In this brief use case, we discuss how to interpret and utilise DSI results calculated from a countermovement jump (CMJ) and an isometric mid-thigh pull (IMTP) to help inform an athlete’s training program. For context, we have covered the basic concepts that underpin the Dynamic Strength Index (DSI) – read here.
It should be noted, an athlete’s DSI score reflects their physical qualities and should be interpreted with other physical quality assessments. The purpose of the DSI is to highlight where an athlete sits on a force-velocity continuum and how to best individualise their training to continually improve specific physical qualities.
The guidelines below provide a framework for understanding an athlete’s DSI result and how to propose training recommendations based on their DSI score.
Ballistic Strength Training
0.60 – 0.80
Concurrent Strength Training
Maximal Strength Training
Adapted from Sheppard et. al (2011)
In this use case we focus on two specific athletes from a small group: a high DSI athlete and a low DSI athlete.
Figure 1 shows DSI results from a small group of athletes. Rachel and Ally are highlighted, existing on opposing ends of the DSI continuum. This suggests they potentially need a different training approach – let’s take a closer look.
Note: The tests were conducted on different days within a 7-day window. This is the time limit selected to ‘link’ tests together in VALD Hub to determine a DSI value.
Athlete 1: Rachel (Low DSI)
Rachel falls within the low DSI category, with a DSI value of 0.46. See below the raw scores from her testing data conducted using a CMJ and an IMTP. As you can see, the dynamic peak force expressed in the CMJ is relatively low when compared to the maximal force expression in the IMTP.
The training recommendation for athletes in the low DSI group is to implement a form of ballistic or dynamic strength training aligned with their current training program to increase this physical quality. Exercises that may be beneficial for training ballistic strength are exercises that require a quick stretch shortening cycle such as bodyweight plyometric exercises (e.g. box jump) or reactive plyometric exercises (e.g. hurdle jump).
Athlete 2: Ally (High DSI)
Ally has a vastly different DSI profile than the first athlete. The DSI value of 0.97 places her in the high DSI group. This suggests she can effectively utilise dynamic force capacity relative to maximal force capacity.
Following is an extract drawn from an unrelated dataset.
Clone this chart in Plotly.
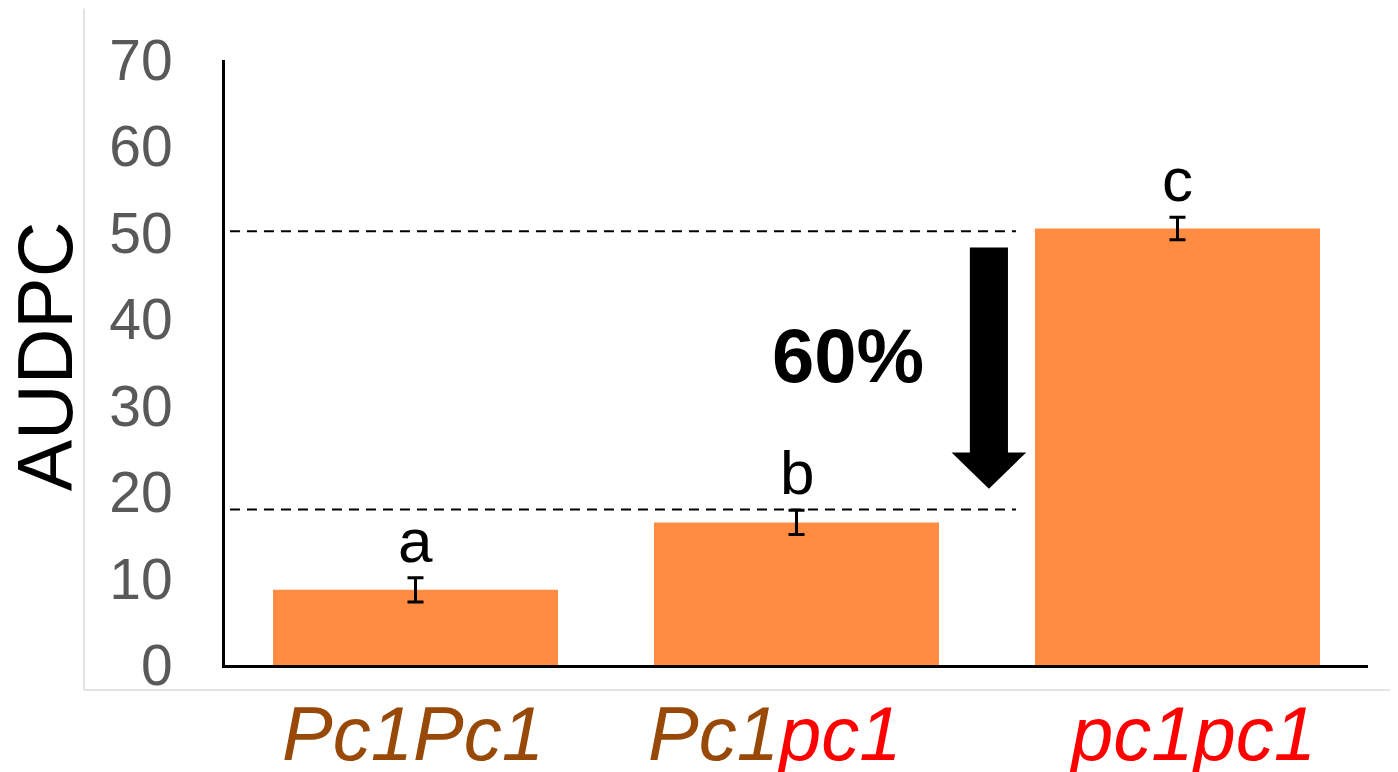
import plotly.graph_objects as go

# ---- data ----
categories = ["Pc1Pc1", "Pc1pc1", "pc1pc1"]
tick_labels = [
    "<i><span style='color:#984807'>Pc1Pc1</span></i>",
    "<i><span style='color:#984807'>Pc1</span><span style='color:#FF0000'>pc1</span></i>",
    "<i><span style='color:#FF0000'>pc1pc1</span></i>",
]
audpc_mean = [8.7, 16.5, 50.5]
audpc_err = [1.4, 1.4, 1.3]
sig_letters = ["a", "b", "c"]
ref_levels = [50.2, 18.0]
reduction_label = "60%"
y_ticks = [0, 10, 20, 30, 40, 50, 60, 70]

BAR = "#FF8C40"
FONT = "Liberation Sans, Arial, sans-serif"
label_xshift = [-3, -22, 15]

fig = go.Figure()
fig.add_trace(go.Bar(
    x=list(range(len(categories))),
    y=audpc_mean,
    marker=dict(color=BAR, line=dict(width=0)),
    error_y=dict(type="data", array=audpc_err, visible=True,
                 color="black", thickness=3, width=8),
    hoverinfo="skip",
))

# category labels (coloured, italic)
for i, (lab, dx) in enumerate(zip(tick_labels, label_xshift)):
    fig.add_annotation(x=i, y=0, xref="x", yref="y", text=lab, showarrow=False,
                       xanchor="center", yanchor="top", xshift=dx, yshift=-24,
                       font=dict(family=FONT, size=76))

# significance letters
for i, (m, e, s) in enumerate(zip(audpc_mean, audpc_err, sig_letters)):
    fig.add_annotation(x=i, y=m + e, text=s, showarrow=False,
                       xref="x", yref="y", yanchor="bottom", yshift=1,
                       font=dict(family=FONT, size=62, color="black"))

# dashed reference lines
for lv in ref_levels:
    fig.add_shape(type="line", xref="x", yref="y",
                  x0=-0.487, x1=1.576, y0=lv, y1=lv,
                  line=dict(color="black", width=2, dash="10px,7px"))

# big down arrow (shaft + head) between the reference levels
xc, sw, hw = 1.505, 0.05, 0.098
y_top, y_head, y_tip = 48.3, 24.6, 20.4
path = (f"M {xc-sw},{y_top} L {xc+sw},{y_top} L {xc+sw},{y_head} "
        f"L {xc+hw},{y_head} L {xc},{y_tip} L {xc-hw},{y_head} "
        f"L {xc-sw},{y_head} Z")
fig.add_shape(type="path", path=path, xref="x", yref="y",
              fillcolor="black", line=dict(width=0))

fig.add_annotation(x=1.135, y=35.8, xref="x", yref="y", text="<b>" + reduction_label + "</b>",
                   showarrow=False, xanchor="center", yanchor="middle",
                   font=dict(family=FONT, size=76, color="black"))

# y title
fig.add_annotation(x=-0.158, y=0.511, xref="paper", yref="paper", text="AUDPC",
                   textangle=-90, showarrow=False, xanchor="center", yanchor="middle",
                   font=dict(family=FONT, size=77, color="black"))

# light gray outer frame (left + bottom)
fig.add_shape(type="line", xref="paper", yref="paper",
              x0=-0.1234, x1=-0.1234, y0=-0.0413, y1=1.085,
              line=dict(color="#C8C8C8", width=1))
fig.add_shape(type="line", xref="paper", yref="paper",
              x0=-0.1234, x1=1.04, y0=-0.0413, y1=-0.0413,
              line=dict(color="#C8C8C8", width=1))

fig.update_layout(
    width=1390, height=764,
    margin=dict(l=217, r=30, t=52, b=107, autoexpand=False),
    paper_bgcolor="white", plot_bgcolor="white",
    showlegend=False, bargap=0.252,
    font=dict(family=FONT),
)
fig.update_xaxes(
    range=[-0.5, 2.5], showticklabels=False,
    showline=True, linecolor="black", linewidth=3, showgrid=False, zeroline=False,
    ticks="", automargin=False,
)
fig.update_yaxes(
    range=[0, 70], tickvals=y_ticks, showline=True, linecolor="black", linewidth=3,
    showgrid=False, zeroline=False, ticks="", automargin=False,
    tickfont=dict(family=FONT, size=57, color="#595959"), ticklabelstandoff=38,
)

fig.write_html("out.html")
In this instance, the training recommendation would be different to the first athlete. Given the effective utilisation of dynamic peak force, the training recommendation focuses on increasing the total amount of force that this athlete can produce. To do so, maximal strength-focused exercises should be incorporated into the athlete’s training program, which may include back squat, trap bar deadlift or deadlift variations.
Determining an athlete’s DSI value assists in the quantification of an individual’s physical capacity as it relates to the force-velocity continuum (Figure 2). All athletes will exist somewhere along the force-velocity continuum, and athletes can shift along this curve with specific training prescription, as discussed.
The DSI can provide further information in regard to an athlete’s ability to both produce and express force. It can provide an easily interpretable insight into the performance of an athlete and can be used to inform training recommendations.
Sheppard, JM., Chapman, D., & Taylor, KL. (2011). An evaluation of a strength qualities assessment method for the lower body. J Aust Strength Cond, 19, 4–10.